- RAW DATA
** start **

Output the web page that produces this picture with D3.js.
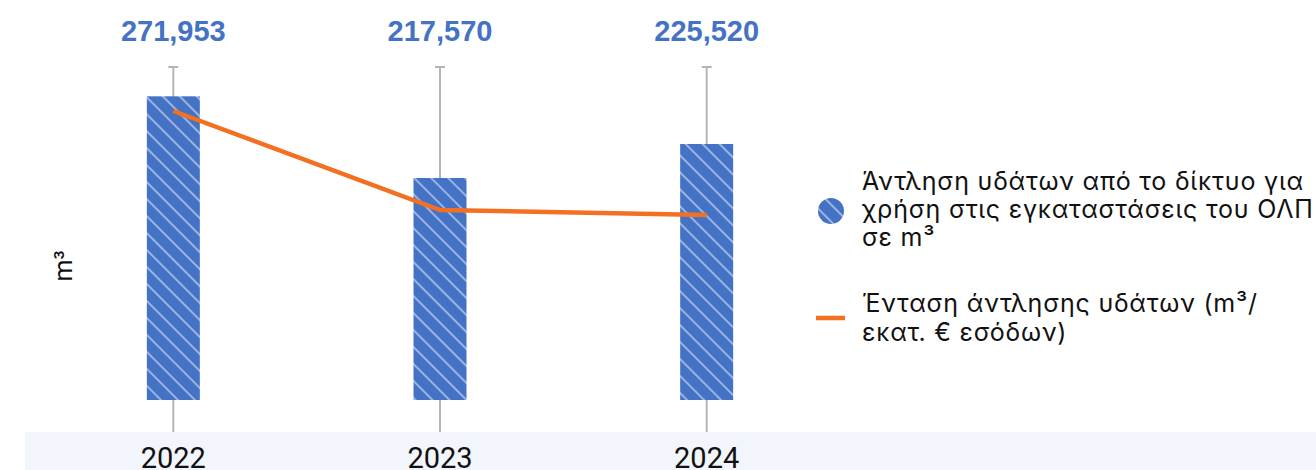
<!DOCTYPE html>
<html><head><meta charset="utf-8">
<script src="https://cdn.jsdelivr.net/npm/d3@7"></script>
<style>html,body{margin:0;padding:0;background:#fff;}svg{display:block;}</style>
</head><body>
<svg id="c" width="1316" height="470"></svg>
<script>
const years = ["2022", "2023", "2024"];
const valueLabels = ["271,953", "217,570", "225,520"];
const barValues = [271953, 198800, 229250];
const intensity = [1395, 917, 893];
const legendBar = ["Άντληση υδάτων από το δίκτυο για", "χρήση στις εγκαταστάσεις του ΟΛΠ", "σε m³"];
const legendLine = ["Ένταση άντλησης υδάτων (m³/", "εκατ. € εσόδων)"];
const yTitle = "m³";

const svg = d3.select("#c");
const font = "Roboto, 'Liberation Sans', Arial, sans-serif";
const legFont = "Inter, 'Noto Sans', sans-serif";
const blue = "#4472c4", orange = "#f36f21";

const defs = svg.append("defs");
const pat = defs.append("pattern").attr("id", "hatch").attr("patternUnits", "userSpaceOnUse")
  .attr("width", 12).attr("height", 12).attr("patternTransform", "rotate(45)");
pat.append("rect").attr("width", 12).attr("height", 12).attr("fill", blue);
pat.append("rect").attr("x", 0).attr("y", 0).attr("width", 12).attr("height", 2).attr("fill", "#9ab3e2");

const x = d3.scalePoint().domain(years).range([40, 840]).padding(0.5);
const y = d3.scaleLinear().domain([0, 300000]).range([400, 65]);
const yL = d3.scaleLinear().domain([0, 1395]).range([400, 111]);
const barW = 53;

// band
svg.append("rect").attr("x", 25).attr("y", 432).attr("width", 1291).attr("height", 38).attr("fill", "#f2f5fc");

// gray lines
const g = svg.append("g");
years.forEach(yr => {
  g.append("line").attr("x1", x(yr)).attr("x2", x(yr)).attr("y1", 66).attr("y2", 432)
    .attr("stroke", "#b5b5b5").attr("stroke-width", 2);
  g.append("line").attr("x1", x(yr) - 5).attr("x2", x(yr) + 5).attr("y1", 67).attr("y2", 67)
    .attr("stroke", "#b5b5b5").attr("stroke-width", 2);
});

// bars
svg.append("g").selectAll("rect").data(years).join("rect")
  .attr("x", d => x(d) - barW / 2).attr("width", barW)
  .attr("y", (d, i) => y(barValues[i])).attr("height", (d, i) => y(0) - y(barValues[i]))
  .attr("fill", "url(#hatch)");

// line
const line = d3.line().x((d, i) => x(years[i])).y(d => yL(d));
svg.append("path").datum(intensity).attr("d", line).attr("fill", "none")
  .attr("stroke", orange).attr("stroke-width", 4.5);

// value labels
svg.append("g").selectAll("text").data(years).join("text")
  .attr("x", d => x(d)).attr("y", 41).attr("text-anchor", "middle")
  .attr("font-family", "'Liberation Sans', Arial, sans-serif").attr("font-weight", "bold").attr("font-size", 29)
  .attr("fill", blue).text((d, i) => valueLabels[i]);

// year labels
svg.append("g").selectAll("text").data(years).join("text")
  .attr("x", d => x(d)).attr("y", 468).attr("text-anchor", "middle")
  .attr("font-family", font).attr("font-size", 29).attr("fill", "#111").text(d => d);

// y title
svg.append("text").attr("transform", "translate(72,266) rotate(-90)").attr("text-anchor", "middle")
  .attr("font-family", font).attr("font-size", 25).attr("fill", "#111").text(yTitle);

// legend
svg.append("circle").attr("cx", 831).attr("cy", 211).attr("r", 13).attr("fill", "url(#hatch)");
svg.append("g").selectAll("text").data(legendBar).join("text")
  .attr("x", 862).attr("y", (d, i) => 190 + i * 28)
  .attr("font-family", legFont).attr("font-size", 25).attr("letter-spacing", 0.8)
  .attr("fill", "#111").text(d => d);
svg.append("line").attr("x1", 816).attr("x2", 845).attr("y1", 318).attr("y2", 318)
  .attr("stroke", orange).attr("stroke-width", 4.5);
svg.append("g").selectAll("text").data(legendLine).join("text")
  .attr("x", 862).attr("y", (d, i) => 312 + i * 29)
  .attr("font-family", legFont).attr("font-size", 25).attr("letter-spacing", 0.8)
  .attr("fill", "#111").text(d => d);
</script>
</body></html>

** end **
** start **

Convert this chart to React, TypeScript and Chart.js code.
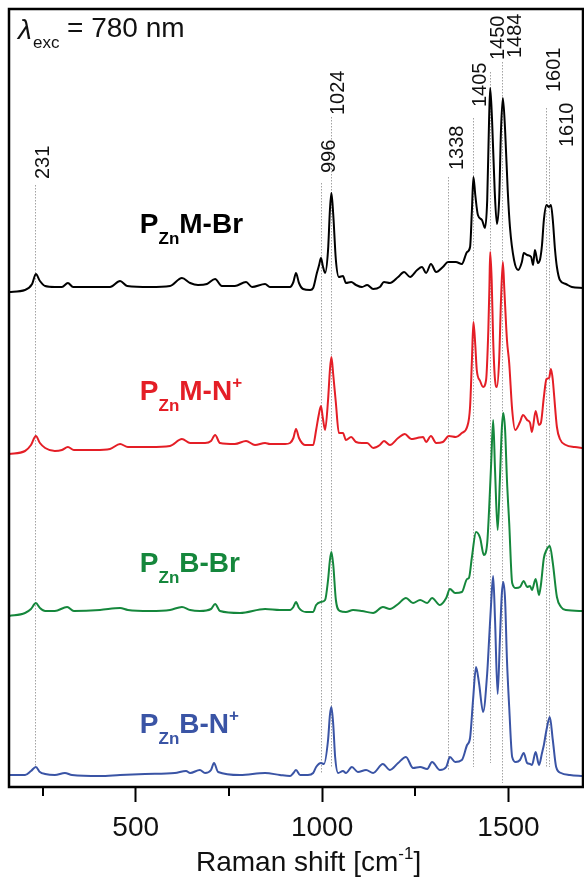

** end **

- WHAT THE TASK ASKS
Count each line above in which the string "this" appears, then state only the total.

- EXERCISE OUTPUT
2